As quatro últimas faixas do disco adotam progressivamente um tom mais sereno e esperançoso que o restante da narrativa, que começou com muita dor e dúvida, e agora acaba em aceitação e amor em meio ao caos. “Eu amaldiçoei minha pele / Não quero nunca me sentir igual a eles”, começa Dotan na última faixa “With You”. E o disco se encerra com o verso: “Se o mundo está pegando fogo / Eu só quero me deitar aqui com você”.

A grande força da música de Dotan mora exatamente no teor intimista de suas canções, sem grandes instrumentais ou bases sonoras elaboradas. O artista abre espaço essencialmente para que sua voz – que pode ser grave e forte ou suave e delicada – conte as histórias escritas e vividas por ele mesmo. Satellites é claramente uma obra que une o que há de mais profundamente pessoal, honesto e vulnerável em Dotan, dividindo com o mundo todas as coisas que antes ele guardava apenas consigo mesmo.

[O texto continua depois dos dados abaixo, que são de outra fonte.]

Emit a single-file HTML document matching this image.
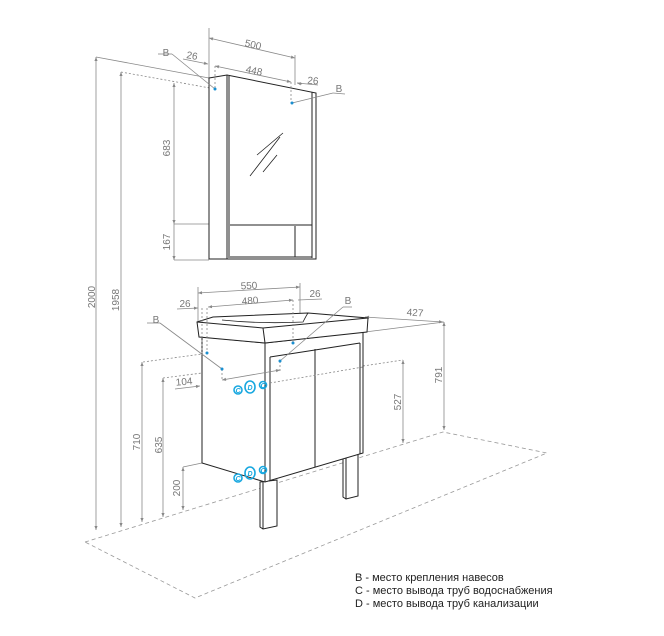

“Eu realmente espero que as pessoas tirem um tempo para ouvir o disco inteiro e embarcar nessa viagem comigo e ver como acontece essa progressão em direção ao final,” diz o artista. “E é isso o que eu realmente amo – eu amo discos, amo contar histórias do começo até o fim e eu sinto que às vezes nós perdemos isso porque queremos que tudo seja rápido e curto, e às vezes é bom só sentar e deixar que aquilo tome conta de você.”